Omit all pictures, then retype the data exactly as given.
== Supplied data ==
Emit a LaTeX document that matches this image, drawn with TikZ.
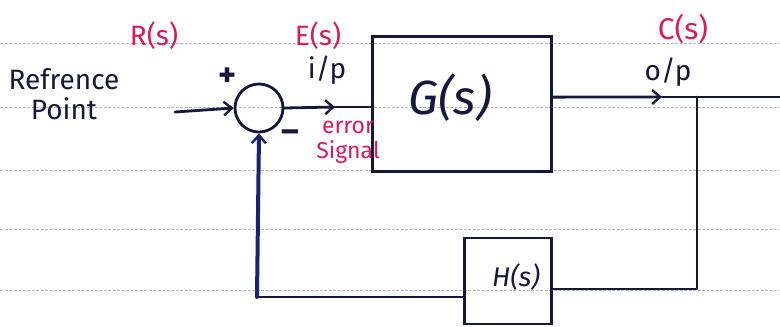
\documentclass[tikz,border=0pt]{standalone}
\usepackage{fontspec}
\setmainfont{Fira Sans}
\usetikzlibrary{arrows.meta,calc}
\definecolor{ink}{HTML}{17173A}
\definecolor{feed}{HTML}{1A2370}
\definecolor{pen}{HTML}{D81B60}
\definecolor{rule}{HTML}{B8B8B8}
\begin{document}
\begin{tikzpicture}[x=1pt,y=-1pt,
  wire/.style={draw=ink,line width=2.8pt,line join=round,line cap=round},
  tip/.style={-{Straight Barb[length=8pt,width=14pt,line width=2.4pt]}},
  blockbox/.style={draw=ink,line width=2.8pt,rectangle,inner sep=0pt},
  summer/.style={draw=ink,line width=2.8pt,circle,minimum size=48pt,inner sep=0pt},
  inktext/.style={text=ink,font=\fontsize{28}{28}\selectfont,inner sep=0pt},
  pentext/.style={text=pen,font=\fontsize{28}{28}\selectfont,inner sep=0pt},
  ruling/.style={draw=rule,line width=0.8pt,dash pattern=on 3pt off 1.5pt}]
\useasboundingbox (0,0) rectangle (780,327);
\fill[white] (0,0) rectangle (780,327);

% ruled paper
\foreach \yy in {43,107,170,229,290}
  \draw[ruling] (0,\yy) -- (780,\yy);

% blocks
\node[summer] (sum) at (259,108) {};
\node[blockbox,minimum width=179pt,minimum height=135pt] (G) at (462,104) {};
\node[inktext,font=\fontsize{48}{48}\selectfont\itshape] (Gt) at (450,98) {G(s)};
\node[blockbox,minimum width=87pt,minimum height=86pt] (H) at (508,281) {};
\node[inktext,font=\fontsize{27}{27}\selectfont\itshape] (Ht) at (516,277) {H(s)};

% labels
\node[inktext,align=center,font=\fontsize{28}{30}\selectfont] (ref) at (64,94) {Refrence\\Point};
\node[inktext,font=\fontsize{34}{34}\selectfont\bfseries] (plus) at (228,77) {+};
\node[inktext,font=\fontsize{34}{34}\selectfont\bfseries] (minus) at (290,136) {--};
\node[pentext] (R) at (154,36) {R(s)};
\node[pentext] (E) at (318,36) {E(s)};
\node[pentext,font=\fontsize{30}{30}\selectfont] (C) at (683,29) {C(s)};
\node[inktext] (ip) at (327,70) {i/p};
\node[inktext] (op) at (668,72) {o/p};
\node[pentext,align=center,font=\fontsize{23}{25}\selectfont] (err) at (348,142) {error\\Signal};

% forward path
\coordinate (in) at (175,112);
\draw[wire,tip] (in) -- (sum.west);
\coordinate (emark) at (335,107);
\draw[wire,tip] (sum.east) -- (emark);
\draw[wire] (emark) -- (emark -| G.west);
\coordinate (gout) at ($(G.north east)!0.45!(G.south east)$);
\coordinate (omark) at (662,97);
\coordinate (out) at (780,97);
\draw[wire,tip] (gout) -- (omark);
\draw[wire] (omark) -- (out);

% feedback path
\coordinate (branch) at (697,97);
\coordinate (fbr) at (697,289);
\draw[wire] (branch) -- (fbr) -- (fbr -| H.east);
\coordinate (fbl) at (257,297);
\draw[wire] (H.west |- fbl) -- (fbl);
\draw[draw=feed,line width=4pt,line cap=round,tip] (fbl) -- (sum.south);
\end{tikzpicture}
\end{document}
===
▸ **Task solution**:
Emit a LaTeX document that matches this image, drawn with TikZ.
\documentclass[tikz,border=0pt]{standalone}
\usepackage{fontspec}
\setmainfont{Fira Sans}
\usetikzlibrary{arrows.meta,calc}
\definecolor{ink}{HTML}{17173A}
\definecolor{feed}{HTML}{1A2370}
\definecolor{pen}{HTML}{D81B60}
\definecolor{rule}{HTML}{B8B8B8}
\begin{document}
\begin{tikzpicture}[x=1pt,y=-1pt,
  wire/.style={draw=ink,line width=2.8pt,line join=round,line cap=round},
  tip/.style={-{Straight Barb[length=8pt,width=14pt,line width=2.4pt]}},
  blockbox/.style={draw=ink,line width=2.8pt,rectangle,inner sep=0pt},
  summer/.style={draw=ink,line width=2.8pt,circle,minimum size=48pt,inner sep=0pt},
  inktext/.style={text=ink,font=\fontsize{28}{28}\selectfont,inner sep=0pt},
  pentext/.style={text=pen,font=\fontsize{28}{28}\selectfont,inner sep=0pt},
  ruling/.style={draw=rule,line width=0.8pt,dash pattern=on 3pt off 1.5pt}]
\useasboundingbox (0,0) rectangle (780,327);
\fill[white] (0,0) rectangle (780,327);

% ruled paper
\foreach \yy in {43,107,170,229,290}
  \draw[ruling] (0,\yy) -- (780,\yy);

% blocks
\node[summer] (sum) at (259,108) {};
\node[blockbox,minimum width=179pt,minimum height=135pt] (G) at (462,104) {};
\node[inktext,font=\fontsize{48}{48}\selectfont\itshape] (Gt) at (450,98) {G(s)};
\node[blockbox,minimum width=87pt,minimum height=86pt] (H) at (508,281) {};
\node[inktext,font=\fontsize{27}{27}\selectfont\itshape] (Ht) at (516,277) {H(s)};

% labels
\node[inktext,align=center,font=\fontsize{28}{30}\selectfont] (ref) at (64,94) {Refrence\\Point};
\node[inktext,font=\fontsize{34}{34}\selectfont\bfseries] (plus) at (228,77) {+};
\node[inktext,font=\fontsize{34}{34}\selectfont\bfseries] (minus) at (290,136) {--};
\node[pentext] (R) at (154,36) {R(s)};
\node[pentext] (E) at (318,36) {E(s)};
\node[pentext,font=\fontsize{30}{30}\selectfont] (C) at (683,29) {C(s)};
\node[inktext] (ip) at (327,70) {i/p};
\node[inktext] (op) at (668,72) {o/p};
\node[pentext,align=center,font=\fontsize{23}{25}\selectfont] (err) at (348,142) {error\\Signal};

% forward path
\coordinate (in) at (175,112);
\draw[wire,tip] (in) -- (sum.west);
\coordinate (emark) at (335,107);
\draw[wire,tip] (sum.east) -- (emark);
\draw[wire] (emark) -- (emark -| G.west);
\coordinate (gout) at ($(G.north east)!0.45!(G.south east)$);
\coordinate (omark) at (662,97);
\coordinate (out) at (780,97);
\draw[wire,tip] (gout) -- (omark);
\draw[wire] (omark) -- (out);

% feedback path
\coordinate (branch) at (697,97);
\coordinate (fbr) at (697,289);
\draw[wire] (branch) -- (fbr) -- (fbr -| H.east);
\coordinate (fbl) at (257,297);
\draw[wire] (H.west |- fbl) -- (fbl);
\draw[draw=feed,line width=4pt,line cap=round,tip] (fbl) -- (sum.south);
\end{tikzpicture}
\end{document}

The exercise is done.